CTRLing online hate

K-State psychology professor’s unique research leads fight against cyberbullying

Bullies no longer need to crowd around lockers; they have screens. Dr. Chris Barlett, a K-State graduate and associate professor, has spent years researching the factors that influence aggressive behaviors in digital spaces. Driven by his own childhood experiences and his role as a father, his findings have formed the Barlett Gentile Cyberbullying Model — and fueled his mission to delete cyberbullying for good.

What does your learning model explain?

The learning model takes the two factors that make cyberbullying unique, anonymity and size, and shows how people develop positive attitudes toward cyberbullying.

In the traditional bullying world, bullies normally are stronger, bigger and have a higher social status. Online, a kid who might normally be a victim can target the strongest kid in school and not get caught.

My model is a big cycle. It starts with the two factors I mentioned before — anonymity and the belief that muscularity doesn’t matter. Those beliefs lead to attitudes, which then lead to behavior. Once people engage in cyberbullying behavior, they relearn they’re anonymous, which restarts the cycle.

How is your research unique?

What makes my model unique is that it is specific to the online experience. Other research models will take general bullying theories and apply them to cyberbullying. But if I replace the word “cyberbullying” with the word “traditional bullying” in this type of model, it still makes sense. In mine, the word “traditional bullying” doesn’t work.
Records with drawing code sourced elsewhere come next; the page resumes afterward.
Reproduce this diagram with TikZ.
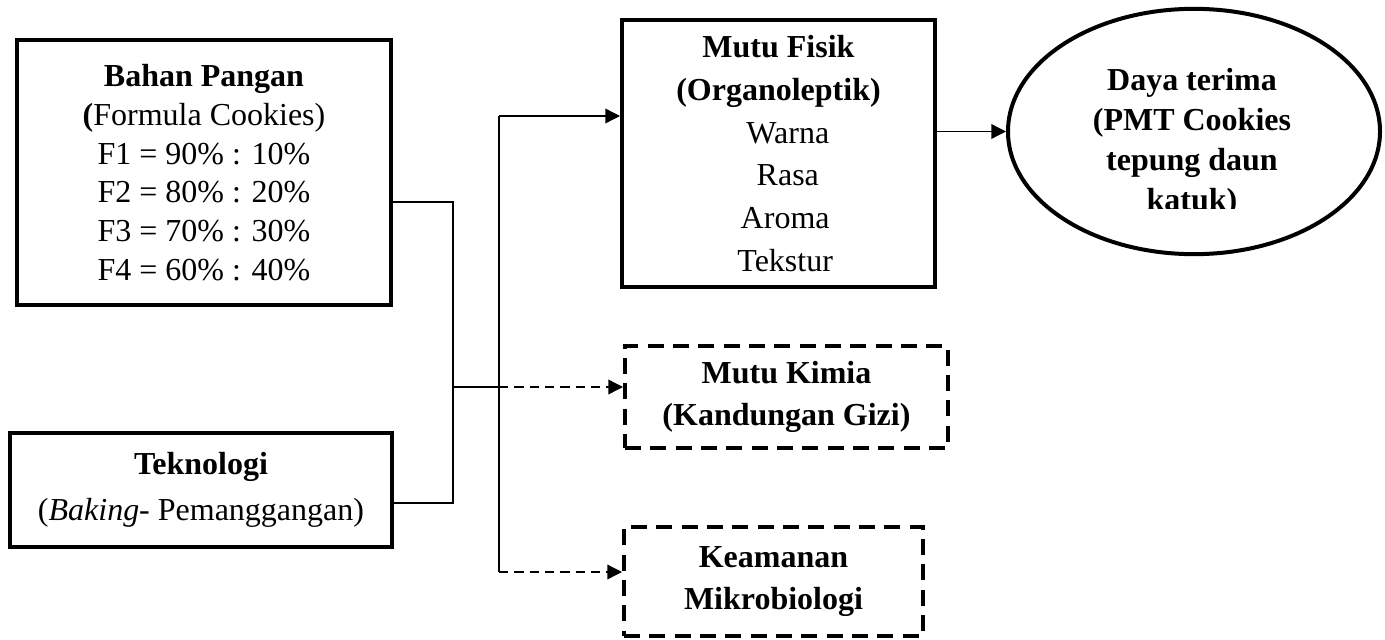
\documentclass[tikz,border=0pt]{standalone}
\usepackage{fontspec}
\setmainfont{Liberation Serif}
\usetikzlibrary{arrows.meta,shapes.geometric}

\tikzset{
  box/.style={draw,line width=3pt,align=center,inner sep=0pt,font=\fontsize{24}{29}\selectfont},
  dbox/.style={box,dash pattern=on 12pt off 7pt},
  ell/.style={draw,ellipse,line width=3pt,inner sep=0pt},
  conn/.style={line width=1pt},
  arr/.style={conn,-{Triangle[length=11pt,width=11pt]}},
  darr/.style={arr,dash pattern=on 7pt off 4.5pt},
}

\begin{document}
\begin{tikzpicture}[x=0.75pt,y=-0.75pt]
  \useasboundingbox (0,0) rectangle (1385,639);

  % left column
  \node[box,minimum width=280.5pt,minimum height=198.75pt] (bahan) at (204,172.5)
    {\textbf{Bahan Pangan}\\\textbf{(}Formula Cookies)\\F1 = 90\% : 10\%\\F2 = 80\% : 20\%\\F3 = 70\% : 30\%\\F4 = 60\% : 40\%};
  \node[box,minimum width=286.5pt,minimum height=85.5pt] (tekno) at (201,490)
    {\textbf{Teknologi}\\[5pt](\textit{Baking}- Pemanggangan)};

  % middle column
  \node[box,minimum width=234.75pt,minimum height=200.25pt,font=\fontsize{24}{32}\selectfont] (fisik) at (778.5,153.5)
    {\textbf{Mutu Fisik}\\\textbf{(Organoleptik)}\\\hspace*{14pt}Warna\\\hspace*{14pt}Rasa\\\hspace*{10pt}Aroma\\\hspace*{10pt}Tekstur};
  \node[dbox,minimum width=242.25pt,minimum height=76.5pt,font=\bfseries\fontsize{24}{31}\selectfont] (kimia) at (786.5,397)
    {Mutu Kimia\\(Kandungan Gizi)};
  \node[dbox,minimum width=224.25pt,minimum height=81.75pt,font=\bfseries\fontsize{24}{31}\selectfont] (aman) at (773.5,581.5)
    {Keamanan\\Mikrobiologi};

  % right
  \node[ell,minimum width=279pt,minimum height=184pt] (terima) at (1194,131.5) {};
  \begin{scope}
    \clip (1020,20) rectangle (1370,208);
    \node[align=center,font=\bfseries\fontsize{24}{30}\selectfont] (terimatxt) at (1192,143)
      {Daya terima\\(PMT Cookies\\tepung daun\\katuk)};
  \end{scope}

  % connectors
  \coordinate (jtop) at (453,202);
  \coordinate (jbot) at (453,503);
  \coordinate (jl) at (453,387);
  \coordinate (jr) at (499,387);
  \coordinate (vt) at (499,116);
  \coordinate (vb) at (499,572);

  \draw[conn] (bahan.east |- jtop) -- (jtop) -- (jbot) -- (tekno.east |- jbot);
  \draw[conn] (jl) -- (jr);
  \draw[darr] (jr) -- (kimia.west |- jr);
  \draw[conn] (vt) -- (vb);
  \draw[arr] (vt) -- (fisik.west |- vt);
  \draw[darr] (vb) -- (aman.west |- vb);
  \draw[arr] (fisik.east |- terima.west) -- (terima.west);
\end{tikzpicture}
\end{document}
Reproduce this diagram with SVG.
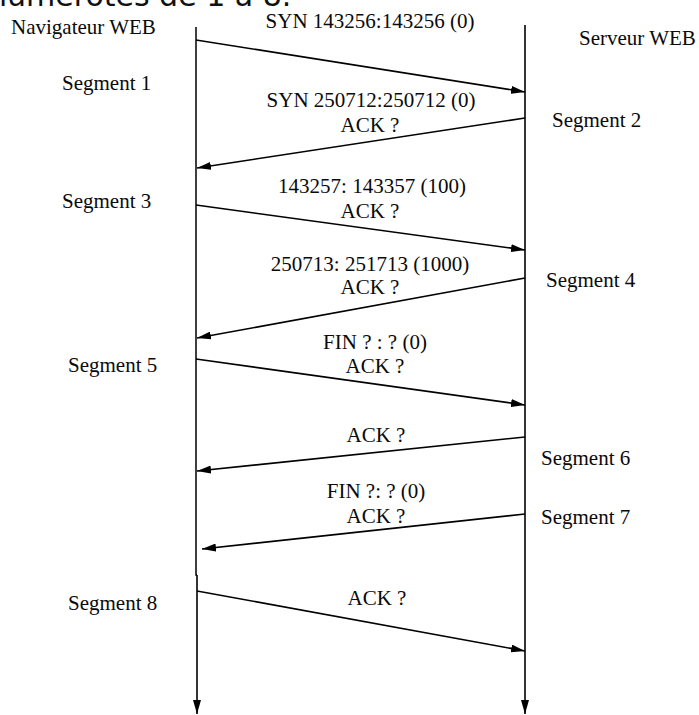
<svg xmlns="http://www.w3.org/2000/svg" width="699" height="715" viewBox="0 0 699 715">
<defs>
<marker id="ah" markerUnits="userSpaceOnUse" markerWidth="14" markerHeight="8" refX="14" refY="4" orient="auto">
<path d="M0,0 L14,4 L0,8 z" fill="#000"/>
</marker>
<style>
.t{font-family:"Liberation Serif","Times New Roman",serif;font-size:21px;fill:#0a0a0a}
.c{text-anchor:middle}
.ln{stroke:#000;stroke-width:1.5;fill:none}
.msg{stroke:#000;stroke-width:1.6;fill:none;marker-end:url(#ah)}
.hd{font-family:"DejaVu Sans","Liberation Sans",sans-serif;font-size:30px;fill:#111}
</style>
</defs>
<rect width="699" height="715" fill="#fff"/>
<text class="hd" x="-12" y="6">numérotés de 1 à 8.</text>

<g id="nav">
<text class="t" x="11" y="34">Navigateur WEB</text>
</g>
<g id="srv">
<text class="t" x="579" y="45">Serveur WEB</text>
</g>

<g id="lifelines">
<path class="ln" d="M196,27 L196,575 L197,575" />
<path class="msg" d="M197,575 L197,714" />
<path class="msg" d="M525,25 L525,714" />
</g>

<g id="labels">
<text class="t" x="62" y="90">Segment 1</text>
<text class="t" x="552" y="127">Segment 2</text>
<text class="t" x="62" y="208">Segment 3</text>
<text class="t" x="546" y="287">Segment 4</text>
<text class="t" x="68" y="372">Segment 5</text>
<text class="t" x="541" y="465">Segment 6</text>
<text class="t" x="541" y="524">Segment 7</text>
<text class="t" x="68" y="610">Segment 8</text>
</g>

<g id="connectors">
<path class="msg" d="M196,40 L525,92"/>
<path class="msg" d="M525,118 L197,168"/>
<path class="msg" d="M196,205 L525,250"/>
<path class="msg" d="M525,278 L197,338"/>
<path class="msg" d="M196,359 L525,405"/>
<path class="msg" d="M525,437 L197,471"/>
<path class="msg" d="M525,514 L202,549"/>
<path class="msg" d="M197,591 L525,651"/>
</g>

<g id="msglabels">
<text class="t c" x="370" y="28">SYN 143256:143256 (0)</text>
<text class="t c" x="371" y="107">SYN 250712:250712 (0)</text>
<text class="t c" x="370" y="132">ACK  ?</text>
<text class="t c" x="372" y="193">143257: 143357 (100)</text>
<text class="t c" x="370" y="218">ACK  ?</text>
<text class="t c" x="370" y="271">250713: 251713 (1000)</text>
<text class="t c" x="370" y="294">ACK  ?</text>
<text class="t c" x="375" y="349">FIN ? : ? (0)</text>
<text class="t c" x="375" y="373">ACK  ?</text>
<text class="t c" x="376" y="442">ACK  ?</text>
<text class="t c" x="376" y="498">FIN ?: ? (0)</text>
<text class="t c" x="376" y="523">ACK  ?</text>
<text class="t c" x="377" y="605">ACK  ?</text>
</g>
</svg>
This allows us to answer  cool questions like what role cyberbullying attitudes have, how they’re developed, what age they begin and more.

It’s also informed the intervention that I’m working on called “You’re Not Anonymous,” where we teach people they’re not really anonymous online. If you decrease anonymity, then the model starts to crumble and hurts the development of cyberbullying, which ultimately is the goal.

What sparked your interest in studying cyberbullying?

I’m an aggression scholar at heart, so I wanted to look at behaviors under the antisocial behavior umbrella that have the intention to harm.

When I first started researching cyberbullying, I was in graduate school, and most research already out there was very descriptive and separated out things like sex and age differences.

I was very theoretically driven, so I wanted to know the why behind people who cyberbully. I started looking in the literature to figure out what makes the online bullying experience different than in-person bullying, and that’s what started my current research.

Now I focus on three main areas under the umbrella term of antisocial behavior. Cyberbullying, which is intentionally harming someone repeatedly on technology; cyber-racism, which is online hate specific to race and prejudice; and then cyber-intimate-partner violence.

What does a typical day researching look like for you?

A lot of my days are spent sitting down and figuring out the relationships between certain variables and cyberbullying through analyzing data. On that side of things, I’d describe our research as a well-oiled machine. We’re constantly collecting data and coming up with new projects so when we’re analyzing Project A, we’re running project B and planning project C and keeping our work constantly in motion.

Working with my research assistants to plan how to conduct our research ethically is the most time-consuming part. Conducting research with kids is hard, because we need to be careful about what we ask them, their age and more. We also have to be careful not to ask questions about specific media platforms because in a year from now, those may not be relevant.

What do you wish more people knew about cyberbullying?

Most people assume that cyber bullying is happening in middle schools and high schools the most, and after that, it’s over. That’s a myth.

We have data that suggests that after high school, it doesn’t stop. College students cyberbully. Young emerging adults cyberbully. It does start to drop off a little bit when you get to older adulthood, but the idea that cyberbullying stops after high school is wrong.

It’s something that affects everyone throughout the course of their life. At least that’s what our data suggests.

How has your research been shaped by being at K-State?

When this K-State job came open three years ago, I was very happy that I was selected to take this job. My wife is an alumnus too, and we love being back.

The resources and the research environment that K-State provides really is what propelled my work. If I have a stat question I don’t know, I can just run down the hall and collaborate with someone else. If I want to look at the neuroscience side of things, we have a ton of resources like eye trackers and EEGs. Coming back and working with K-State students has also been awesome. They really care about this problem, and it’s great to see them continue to develop their research skills.